On a point of order, Mr. Speaker. Can you enlighten me about the rules guiding naming people in devolved Parliaments? It would appear that Scottish MPs are being named on the Floor of the Scottish Parliament. Does that mean that we are now permitted to mention Members of the Scottish Parliament in this House and describe what we think they are doing wrong, as they appear to be able to do to us?
In fact, that happens quite often in Scottish questions. Mention may be made of MSPs or Members of any other devolved Parliament, but that mention must be in order and made at a time when we are debating such matters. The name of an individual MSP can be mentioned on the Floor of the House without any difficulty.
On a point of order, Mr. Speaker. Yesterday, in response to my point of order about my treatment as a constituency MP by the Home Office, you stated that that Department is not always seeking to give offence to hon. Members. I am pleased to report that I have today had a letter from the Minister concerned, whom I had notified of the point of order, assuring me that no offence was intended. In a letter that included the words “apologise” and “error” twice, as well as “sorry” and “regrettable”, and which he has placed in the Library, he makes one point that I wish to clarify:
“Normally, where there are no outstanding communications from the constituent’s MP, we would not copy such a response to a peer or applicant to the MP.”

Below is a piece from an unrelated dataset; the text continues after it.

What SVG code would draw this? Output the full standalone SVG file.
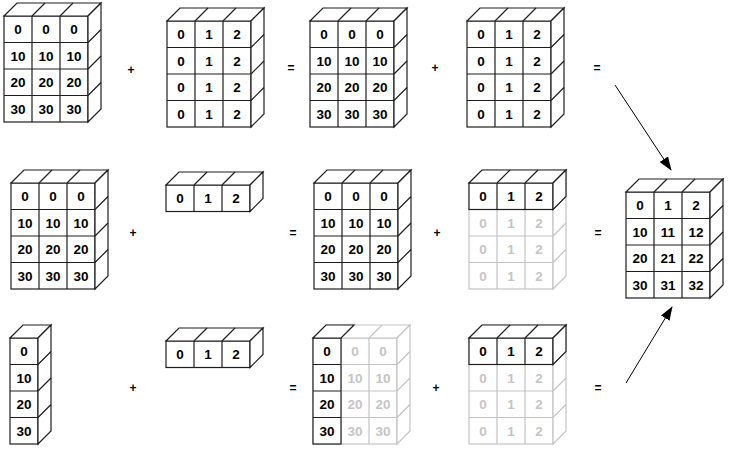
<svg xmlns="http://www.w3.org/2000/svg" xmlns:xlink="http://www.w3.org/1999/xlink" width="737" height="460" viewBox="0 0 737 460">
<style>
.dk{stroke:#1e1e1e;stroke-width:1.2;fill:#fff}
.gh{stroke:#c4c4c4;stroke-width:1.2;fill:#fff}
.n{font-family:"Liberation Sans",Arial,sans-serif;font-weight:bold;font-size:13.5px;text-anchor:middle;fill:#000}
.ng{fill:#c4c4c4}
.op{font-family:"Liberation Sans",Arial,sans-serif;font-weight:bold;font-size:12px;text-anchor:middle;fill:#000}
.ar{stroke:#000;stroke-width:1;fill:none}
</style>
<defs>
<g id="g34">
<rect x="0" y="0" width="84" height="106"/>
<polygon points="0,0 13,-13 97,-13 84,0"/>
<polygon points="84,0 97,-13 97,93 84,106"/>
<path d="M28,0V106M56,0V106M0,26.5H84M0,53H84M0,79.5H84M28,0L41,-13M56,0L69,-13M84,26.5L97,13.5M84,53L97,40M84,79.5L97,66.5" fill="none"/>
</g>
<g id="g13">
<rect x="0" y="0" width="84" height="26.5"/>
<polygon points="0,0 13,-13 97,-13 84,0"/>
<polygon points="84,0 97,-13 97,13.5 84,26.5"/>
<path d="M28,0V26.5M56,0V26.5M28,0L41,-13M56,0L69,-13" fill="none"/>
</g>
<g id="g41">
<rect x="0" y="0" width="28" height="106"/>
<polygon points="0,0 13,-13 41,-13 28,0"/>
<polygon points="28,0 41,-13 41,93 28,106"/>
<path d="M0,26.5H28M0,53H28M0,79.5H28M28,26.5L41,13.5M28,53L41,40M28,79.5L41,66.5" fill="none"/>
</g>
<g id="g41f">
<rect x="0" y="0" width="28" height="106"/>
<polygon points="0,0 13,-13 41,-13 28,0"/>
<path d="M0,26.5H28M0,53H28M0,79.5H28" fill="none"/>
</g>
<marker id="ah" markerWidth="14" markerHeight="10" refX="13" refY="5" orient="auto" markerUnits="userSpaceOnUse">
<polygon points="0,0 14,5 0,10" fill="#000"/>
</marker>
</defs>

<!-- Row 1 -->
<g id="r1a" transform="translate(4,16)">
<use xlink:href="#g34" class="dk"/>
<text class="n" x="14" y="18">0</text><text class="n" x="42" y="18">0</text><text class="n" x="70" y="18">0</text>
<text class="n" x="14" y="44.5">10</text><text class="n" x="42" y="44.5">10</text><text class="n" x="70" y="44.5">10</text>
<text class="n" x="14" y="71">20</text><text class="n" x="42" y="71">20</text><text class="n" x="70" y="71">20</text>
<text class="n" x="14" y="97.5">30</text><text class="n" x="42" y="97.5">30</text><text class="n" x="70" y="97.5">30</text>
</g>
<g id="r1b" transform="translate(167,21)">
<use xlink:href="#g34" class="dk"/>
<text class="n" x="14" y="18">0</text><text class="n" x="42" y="18">1</text><text class="n" x="70" y="18">2</text>
<text class="n" x="14" y="44.5">0</text><text class="n" x="42" y="44.5">1</text><text class="n" x="70" y="44.5">2</text>
<text class="n" x="14" y="71">0</text><text class="n" x="42" y="71">1</text><text class="n" x="70" y="71">2</text>
<text class="n" x="14" y="97.5">0</text><text class="n" x="42" y="97.5">1</text><text class="n" x="70" y="97.5">2</text>
</g>
<g id="r1c" transform="translate(310,21)">
<use xlink:href="#g34" class="dk"/>
<text class="n" x="14" y="18">0</text><text class="n" x="42" y="18">0</text><text class="n" x="70" y="18">0</text>
<text class="n" x="14" y="44.5">10</text><text class="n" x="42" y="44.5">10</text><text class="n" x="70" y="44.5">10</text>
<text class="n" x="14" y="71">20</text><text class="n" x="42" y="71">20</text><text class="n" x="70" y="71">20</text>
<text class="n" x="14" y="97.5">30</text><text class="n" x="42" y="97.5">30</text><text class="n" x="70" y="97.5">30</text>
</g>
<g id="r1d" transform="translate(467,21)">
<use xlink:href="#g34" class="dk"/>
<text class="n" x="14" y="18">0</text><text class="n" x="42" y="18">1</text><text class="n" x="70" y="18">2</text>
<text class="n" x="14" y="44.5">0</text><text class="n" x="42" y="44.5">1</text><text class="n" x="70" y="44.5">2</text>
<text class="n" x="14" y="71">0</text><text class="n" x="42" y="71">1</text><text class="n" x="70" y="71">2</text>
<text class="n" x="14" y="97.5">0</text><text class="n" x="42" y="97.5">1</text><text class="n" x="70" y="97.5">2</text>
</g>

<!-- Row 2 -->
<g id="r2a" transform="translate(11,183)">
<use xlink:href="#g34" class="dk"/>
<text class="n" x="14" y="18">0</text><text class="n" x="42" y="18">0</text><text class="n" x="70" y="18">0</text>
<text class="n" x="14" y="44.5">10</text><text class="n" x="42" y="44.5">10</text><text class="n" x="70" y="44.5">10</text>
<text class="n" x="14" y="71">20</text><text class="n" x="42" y="71">20</text><text class="n" x="70" y="71">20</text>
<text class="n" x="14" y="97.5">30</text><text class="n" x="42" y="97.5">30</text><text class="n" x="70" y="97.5">30</text>
</g>
<g id="r2b" transform="translate(166,185)">
<use xlink:href="#g13" class="dk"/>
<text class="n" x="14" y="18">0</text><text class="n" x="42" y="18">1</text><text class="n" x="70" y="18">2</text>
</g>
<g id="r2c" transform="translate(314,183)">
<use xlink:href="#g34" class="dk"/>
<text class="n" x="14" y="18">0</text><text class="n" x="42" y="18">0</text><text class="n" x="70" y="18">0</text>
<text class="n" x="14" y="44.5">10</text><text class="n" x="42" y="44.5">10</text><text class="n" x="70" y="44.5">10</text>
<text class="n" x="14" y="71">20</text><text class="n" x="42" y="71">20</text><text class="n" x="70" y="71">20</text>
<text class="n" x="14" y="97.5">30</text><text class="n" x="42" y="97.5">30</text><text class="n" x="70" y="97.5">30</text>
</g>
<g id="r2d" transform="translate(469,183)">
<use xlink:href="#g34" class="gh"/>
<use xlink:href="#g13" class="dk"/>
<text class="n" x="14" y="18">0</text><text class="n" x="42" y="18">1</text><text class="n" x="70" y="18">2</text>
<text class="n ng" x="14" y="44.5">0</text><text class="n ng" x="42" y="44.5">1</text><text class="n ng" x="70" y="44.5">2</text>
<text class="n ng" x="14" y="71">0</text><text class="n ng" x="42" y="71">1</text><text class="n ng" x="70" y="71">2</text>
<text class="n ng" x="14" y="97.5">0</text><text class="n ng" x="42" y="97.5">1</text><text class="n ng" x="70" y="97.5">2</text>
</g>
<g id="result" transform="translate(626,192)">
<use xlink:href="#g34" class="dk"/>
<text class="n" x="14" y="18">0</text><text class="n" x="42" y="18">1</text><text class="n" x="70" y="18">2</text>
<text class="n" x="14" y="44.5">10</text><text class="n" x="42" y="44.5">11</text><text class="n" x="70" y="44.5">12</text>
<text class="n" x="14" y="71">20</text><text class="n" x="42" y="71">21</text><text class="n" x="70" y="71">22</text>
<text class="n" x="14" y="97.5">30</text><text class="n" x="42" y="97.5">31</text><text class="n" x="70" y="97.5">32</text>
</g>

<!-- Row 3 -->
<g id="r3a" transform="translate(10,338)">
<use xlink:href="#g41" class="dk"/>
<text class="n" x="14" y="18">0</text>
<text class="n" x="14" y="44.5">10</text>
<text class="n" x="14" y="71">20</text>
<text class="n" x="14" y="97.5">30</text>
</g>
<g id="r3b" transform="translate(166,341)">
<use xlink:href="#g13" class="dk"/>
<text class="n" x="14" y="18">0</text><text class="n" x="42" y="18">1</text><text class="n" x="70" y="18">2</text>
</g>
<g id="r3c" transform="translate(313,338)">
<use xlink:href="#g34" class="gh"/>
<use xlink:href="#g41f" class="dk"/>
<text class="n" x="14" y="18">0</text><text class="n ng" x="42" y="18">0</text><text class="n ng" x="70" y="18">0</text>
<text class="n" x="14" y="44.5">10</text><text class="n ng" x="42" y="44.5">10</text><text class="n ng" x="70" y="44.5">10</text>
<text class="n" x="14" y="71">20</text><text class="n ng" x="42" y="71">20</text><text class="n ng" x="70" y="71">20</text>
<text class="n" x="14" y="97.5">30</text><text class="n ng" x="42" y="97.5">30</text><text class="n ng" x="70" y="97.5">30</text>
</g>
<g id="r3d" transform="translate(469,338)">
<use xlink:href="#g34" class="gh"/>
<use xlink:href="#g13" class="dk"/>
<text class="n" x="14" y="18">0</text><text class="n" x="42" y="18">1</text><text class="n" x="70" y="18">2</text>
<text class="n ng" x="14" y="44.5">0</text><text class="n ng" x="42" y="44.5">1</text><text class="n ng" x="70" y="44.5">2</text>
<text class="n ng" x="14" y="71">0</text><text class="n ng" x="42" y="71">1</text><text class="n ng" x="70" y="71">2</text>
<text class="n ng" x="14" y="97.5">0</text><text class="n ng" x="42" y="97.5">1</text><text class="n ng" x="70" y="97.5">2</text>
</g>

<!-- Operators -->
<g id="ops">
<text class="op" x="131" y="74">+</text><text class="op" x="291" y="72">=</text><text class="op" x="435" y="72">+</text><text class="op" x="597" y="72">=</text>
<text class="op" x="133" y="237">+</text><text class="op" x="293" y="237">=</text><text class="op" x="437" y="237">+</text><text class="op" x="598" y="237">=</text>
<text class="op" x="133" y="392">+</text><text class="op" x="293" y="392">=</text><text class="op" x="436" y="392">+</text><text class="op" x="598" y="392">=</text>
</g>

<!-- Connectors -->
<g id="connectors">
<line class="ar" x1="615" y1="85" x2="671" y2="170" marker-end="url(#ah)"/>
<line class="ar" x1="626" y1="383" x2="672" y2="307" marker-end="url(#ah)"/>
</g>
</svg>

The Minister goes on to make it clear that he had had outstanding communications from me that had not been answered. He has not quite put it in absolute terms that MPs will always be answered when there are outstanding communications concerning a constituent, but it is my understanding that that is what the letter really means. I would be grateful if you would confirm that that is your understanding also.
It sounds as though the hon. Gentleman is about 99 per cent. there, with a little help from me. It is up to Ministers how they deal with such matters and it is open to the hon. Gentleman to go and see the Minister concerned and obtain the clarification that he seeks.
Now that the Minister for the Middle East is here, we can move on to the next business.